# Create indexes for S3 netcdfs

In [1]:
import json
import fsspec
import os

In [2]:
import fsspec_reference_maker.hdf as fshdf

In [3]:
import dask.bag as db
import dask
from dask.diagnostics import ProgressBar

In [14]:
fs = fsspec.filesystem('s3',anon=True)
# all_files = fs.glob(f's3://imos-data/IMOS/SRS/OC/gridded/aqua/P1D/*/*/*K_490*.nc')
all_files = fs.glob(f's3://imos-data/CSIRO/Climatology/SSTAARS/2017/AODN-product/SSTAARS_daily_fit.nc')
all_files = fs.glob(f's3://imos-data/CSIRO/Climatology/SSTAARS/2017/SSTAARS.nc')
len(all_files)

1

In [15]:
all_files[0:10]

['imos-data/CSIRO/Climatology/SSTAARS/2017/SSTAARS.nc']

In [16]:
all_files[-10:]

['imos-data/CSIRO/Climatology/SSTAARS/2017/SSTAARS.nc']

In [17]:
from fsspec_reference_maker.hdf import SingleHdf5ToZarr

In [18]:
refs_bucket = 'imos-data-pixeldrill-refs'

In [19]:
# Load credentials
def load_creds():
    with open(os.environ['HOME'] + '/.aws/credentials','rt') as f:
        f.readline()
        key=f.readline().split('=')[1].strip()
        secret=f.readline().split('=')[1].strip()
    return key, secret
key,secret=load_creds()

In [20]:
def save_refs(s3_fn,refs_bucket='/home/jovyan/imos-data-pixeldrill-refs'):
    import os
    from fsspec.core import url_to_fs
    references = s3_fn.replace('imos-data',refs_bucket).replace('.nc','.json')
    s3_fn = 's3://' + s3_fn
    
    fs, _ = url_to_fs(references)
    
    dirname = os.path.dirname(references)
    os.makedirs(dirname,exist_ok=True)
    
    if not fs.exists(references):        
        with fsspec.open(s3_fn, 
                         anon=True, 
                         mode='rb', 
                         default_fill_cache=False, 
                         default_cache_type='none') as f:
            h5chunks = SingleHdf5ToZarr(f, s3_fn, True)
            json_str = h5chunks.translate()
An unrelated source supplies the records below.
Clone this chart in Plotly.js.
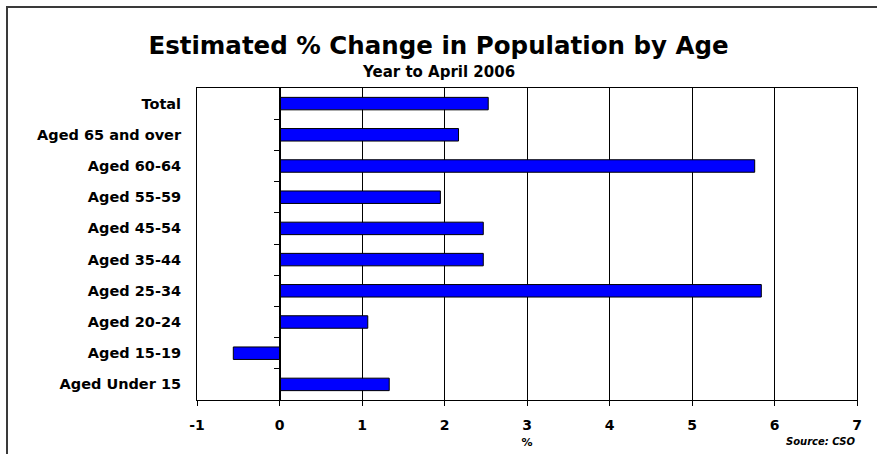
<!DOCTYPE html>
<html>
<head>
<meta charset="utf-8">
<script src="https://cdn.plot.ly/plotly-3.0.1.min.js"></script>
<style>
  html, body { margin: 0; padding: 0; background: #fff; }
  #wrap { position: relative; width: 877px; height: 454px; }
  #chart { width: 877px; height: 454px; }
  #frame { position: absolute; left: 6px; top: 6px; width: 877px; height: 460px;
           border-top: 2px solid #3a3a3a; border-left: 2px solid #3a3a3a; pointer-events: none; }
</style>
</head>
<body>
<div id="wrap">
  <div id="chart"></div>
  <div id="frame"></div>
</div>
<script>
// Data
const categories = ['Total', 'Aged 65 and over', 'Aged 60-64', 'Aged 55-59', 'Aged 45-54',
                    'Aged 35-44', 'Aged 25-34', 'Aged 20-24', 'Aged 15-19', 'Aged Under 15'];
const changePct = [2.53, 2.17, 5.76, 1.95, 2.47, 2.47, 5.84, 1.07, -0.56, 1.33];
const xTickVals = [-1, 0, 1, 2, 3, 4, 5, 6, 7];
const xTickText = ['-1', '0', '1', '2', '3', '4', '5', '6', '7'];

const FONT = 'DejaVu Sans, Liberation Sans, Arial, sans-serif';
const n = categories.length;
const xMin = -1, xMax = 7;

// tick marks between categories on the zero line
const boundaryVals = [];
for (let i = 0; i < n - 1; i++) boundaryVals.push(i + 0.5);

const trace = {
  type: 'bar',
  orientation: 'h',
  y: categories,
  x: changePct,
  width: 0.4,
  marker: { color: '#0000FF', line: { color: '#000000', width: 1 } },
  hoverinfo: 'skip',
  showlegend: false
};

// invisible helper trace so the overlay axis exists
const helper = {
  type: 'scatter', mode: 'markers',
  x: [0], y: [0], yaxis: 'y2',
  marker: { opacity: 0 }, hoverinfo: 'skip', showlegend: false
};

const L = 197, R = 20, T = 88, B = 54, W = 877, H = 454;
const plotW = W - L - R, plotH = H - T - B;

const layout = {
  width: W, height: H,
  margin: { l: L, r: R, t: T, b: B },
  paper_bgcolor: '#ffffff', plot_bgcolor: '#ffffff',
  font: { family: FONT, color: '#000000' },
  title: {
    text: 'Estimated % Change in Population by Age',
    font: { family: FONT, size: 24.5, weight: 'bold', color: '#000' },
    xref: 'container', x: 0.5, xanchor: 'center',
    yref: 'container', y: 1 - 45 / H, yanchor: 'middle'
  },
  xaxis: {
    range: [xMin, xMax],
    tickvals: xTickVals, ticktext: xTickText,
    ticks: 'outside', ticklen: 5, tickcolor: '#000', tickwidth: 1,
    ticklabelstandoff: 7,
    tickfont: { family: FONT, size: 14, weight: 'bold', color: '#000' },
    showgrid: true, gridcolor: '#000', gridwidth: 1,
    zeroline: true, zerolinecolor: '#000', zerolinewidth: 1,
    showline: true, linecolor: '#000', linewidth: 1, mirror: true,
    title: { text: '%', font: { family: FONT, size: 11, weight: 'bold', color: '#000' }, standoff: 6 },
    fixedrange: true
  },
  yaxis: {
    type: 'category',
    categoryorder: 'array', categoryarray: categories,
    range: [n - 0.5, -0.5],
    ticks: '', showgrid: false, zeroline: false,
    ticklabelstandoff: 12,
    tickfont: { family: FONT, size: 14.5, weight: 'bold', color: '#000' },
    showline: true, linecolor: '#000', linewidth: 1, mirror: true,
    fixedrange: true
  },
  yaxis2: {
    overlaying: 'y', anchor: 'free', side: 'left',
    position: (0 - xMin) / (xMax - xMin),
    range: [n - 0.5, -0.5],
    tickvals: boundaryVals, showticklabels: false,
    ticks: 'outside', ticklen: 6, tickcolor: '#000', tickwidth: 1,
    showgrid: false, zeroline: false,
    showline: true, linecolor: '#000', linewidth: 1,
    fixedrange: true
  },
  annotations: [
    {
      text: 'Year to April 2006',
      xref: 'paper', x: (W / 2 - L) / plotW, xanchor: 'center',
      yref: 'paper', y: 1 + (T - 72) / plotH, yanchor: 'middle',
      showarrow: false,
      font: { family: FONT, size: 15, weight: 'bold', color: '#000' }
    },
    {
      text: 'Source: CSO',
      xref: 'paper', x: 1, xanchor: 'right',
      yref: 'paper', y: -(441 - (H - B)) / plotH, yanchor: 'middle',
      showarrow: false,
      font: { family: FONT, size: 10, weight: 'bold', style: 'italic', color: '#000' }
    }
  ],
  bargap: 0.6
};

Plotly.newPlot('chart', [trace, helper], layout, { displayModeBar: false, staticPlot: true });
</script>
</body>
</html>
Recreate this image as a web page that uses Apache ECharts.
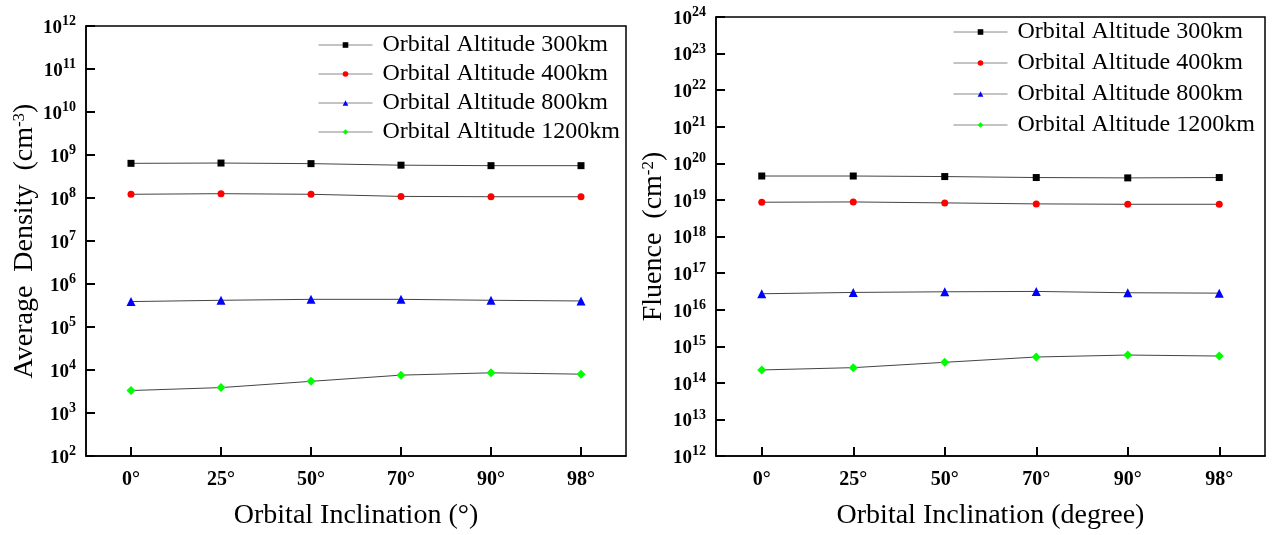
<!DOCTYPE html>
<html>
<head>
<meta charset="utf-8">
<script src="https://cdn.jsdelivr.net/npm/echarts@6/dist/echarts.min.js"></script>
<style>
  html, body { margin: 0; padding: 0; background: #fff; }
  #chart { width: 1277px; height: 535px; }
</style>
</head>
<body>
<div id="chart"></div>
<script>
// categories
const inclinations = ['0°', '25°', '50°', '70°', '90°', '98°'];
const altitudes = ['Orbital Altitude 300km', 'Orbital Altitude 400km', 'Orbital Altitude 800km', 'Orbital Altitude 1200km'];

// left: average density (cm^-3)
const density300 = [6.4e8, 6.5e8, 6.3e8, 5.8e8, 5.65e8, 5.65e8];
const density400 = [1.22e8, 1.26e8, 1.22e8, 1.09e8, 1.07e8, 1.07e8];
const density800 = [3.9e5, 4.18e5, 4.4e5, 4.4e5, 4.18e5, 4.03e5];
const density1200 = [3.33e3, 3.9e3, 5.45e3, 7.6e3, 8.6e3, 8.0e3];

// right: fluence (cm^-2)
const fluence300 = [4.5e19, 4.5e19, 4.35e19, 4.09e19, 4.0e19, 4.09e19];
const fluence400 = [8.65e18, 8.8e18, 8.3e18, 7.78e18, 7.6e18, 7.6e18];
const fluence800 = [2.72e16, 2.96e16, 3.08e16, 3.15e16, 2.9e16, 2.83e16];
const fluence1200 = [2.25e14, 2.6e14, 3.64e14, 5.08e14, 5.75e14, 5.4e14];

// axis ranges (powers of ten)
const densityRange = [1e2, 1e12];
const fluenceRange = [1e12, 1e24];

const colors = ['#000000', '#ff0000', '#0000ff', '#00ff00'];
const symbols = ['rect', 'circle', 'triangle', 'diamond'];
const sizes = [7, 7, 9, 9];
const serif = 'Liberation Serif, Times New Roman, serif';

function powLabel(v) {
  const e = Math.round(Math.log10(v));
  return '{b|10}{e|' + e + '}';
}

const labelRich = {
  b: { fontFamily: serif, fontWeight: 'bold', fontSize: 19, color: '#000', padding: [4, 0, 0, 0] },
  e: { fontFamily: serif, fontWeight: 'bold', fontSize: 14, color: '#000', verticalAlign: 'top', padding: [0, 0, 8, 0] }
};

// ticks point into the plot like the original
const tickStyle = { show: true, inside: true, length: 9, lineStyle: { color: '#000', width: 2 } };

function makeX(gridIndex, name) {
  return {
    type: 'category',
    gridIndex: gridIndex,
    data: inclinations,
    boundaryGap: true,
    name: name,
    nameLocation: 'middle',
    nameGap: 46,
    nameTextStyle: { fontFamily: serif, fontSize: 28, color: '#000' },
    axisLine: { lineStyle: { color: '#000', width: 1.5 } },
    axisTick: Object.assign({ alignWithLabel: true, interval: 0 }, tickStyle),
    axisLabel: { margin: 14, fontFamily: serif, fontWeight: 'bold', fontSize: 20, color: '#000' },
    splitLine: { show: false },
    z: 5
  };
}

function makeY(gridIndex, range, name, nameGap) {
  return {
    type: 'log',
    logBase: 10,
    gridIndex: gridIndex,
    min: range[0],
    max: range[1],
    interval: 1,
    name: name,
    nameLocation: 'middle',
    nameGap: nameGap,
    nameTextStyle: {
      rich: {
        n: { fontFamily: serif, fontSize: 28, color: '#000' },
        s: { fontFamily: serif, fontSize: 17, color: '#000', verticalAlign: 'top', padding: [0, 0, 10, 0] }
      }
    },
    axisLine: { show: true, lineStyle: { color: '#000', width: 1.5 } },
    axisTick: tickStyle,
    axisLabel: { margin: 10, formatter: powLabel, rich: labelRich },
    splitLine: { show: false },
    minorTick: { show: false },
    z: 5
  };
}

function makeSeries(idx, name, data, gridIndex) {
  return {
    name: name,
    type: 'line',
    xAxisIndex: gridIndex,
    yAxisIndex: gridIndex,
    data: data,
    symbol: symbols[idx],
    symbolSize: sizes[idx],
    showAllSymbol: true,
    itemStyle: { color: colors[idx] },
    lineStyle: { color: '#444', width: 1 },
    animation: false
  };
}

function makeLegend(left, top, gap) {
  return {
    orient: 'vertical',
    left: left,
    top: top,
    itemWidth: 54,
    itemHeight: 7,
    itemGap: gap,
    data: altitudes,
    selectedMode: false,
    lineStyle: { color: '#888', width: 1 },
    textStyle: { fontFamily: serif, fontSize: 24, color: '#000', padding: [0, 0, 0, 5] }
  };
}

const chart = echarts.init(document.getElementById('chart'));
chart.setOption({
  backgroundColor: '#fff',
  animation: false,
  grid: [
    { left: 86, top: 26, width: 540, height: 435, show: true, borderColor: '#000', borderWidth: 1.5 },
    { left: 716, top: 17, width: 549, height: 444, show: true, borderColor: '#000', borderWidth: 1.5 }
  ],
  legend: [makeLegend(313, 28, 5), makeLegend(948, 15, 7)],
  xAxis: [
    makeX(0, 'Orbital Inclination (°)'),
    makeX(1, 'Orbital Inclination (degree)')
  ],
  yAxis: [
    makeY(0, densityRange, '{n|Average  Density  (cm}{s|-3}{n|)}', 46),
    makeY(1, fluenceRange, '{n|Fluence  (cm}{s|-2}{n|)}', 48)
  ],
  series: [
    makeSeries(0, altitudes[0], density300, 0),
    makeSeries(1, altitudes[1], density400, 0),
    makeSeries(2, altitudes[2], density800, 0),
    makeSeries(3, altitudes[3], density1200, 0),
    makeSeries(0, altitudes[0], fluence300, 1),
    makeSeries(1, altitudes[1], fluence400, 1),
    makeSeries(2, altitudes[2], fluence800, 1),
    makeSeries(3, altitudes[3], fluence1200, 1)
  ]
});
</script>
</body>
</html>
        with fs.open(references,mode='wt') as f:
            json.dump(json_str,f,indent=4)

    return references

In [21]:
save_refs(all_files[0])

'/home/jovyan/imos-data-pixeldrill-refs/CSIRO/Climatology/SSTAARS/2017/SSTAARS.json'

In [20]:
b = db.from_sequence(all_files,npartitions=1000)
references = b.map(save_refs)

In [21]:
with dask.config.set(scheduler='processes'):
    with ProgressBar():
        references.compute()

[########################################] | 100% Completed | 11min 48.0s


In [15]:
# save_refs('imos-data-pixeldrill/IMOS/SRS/SST/ghrsst/L3S-1d/ngt/2016/20161001152000-ABOM-L3S_GHRSST-SSTskin-AVHRR_D-1d_night.nc')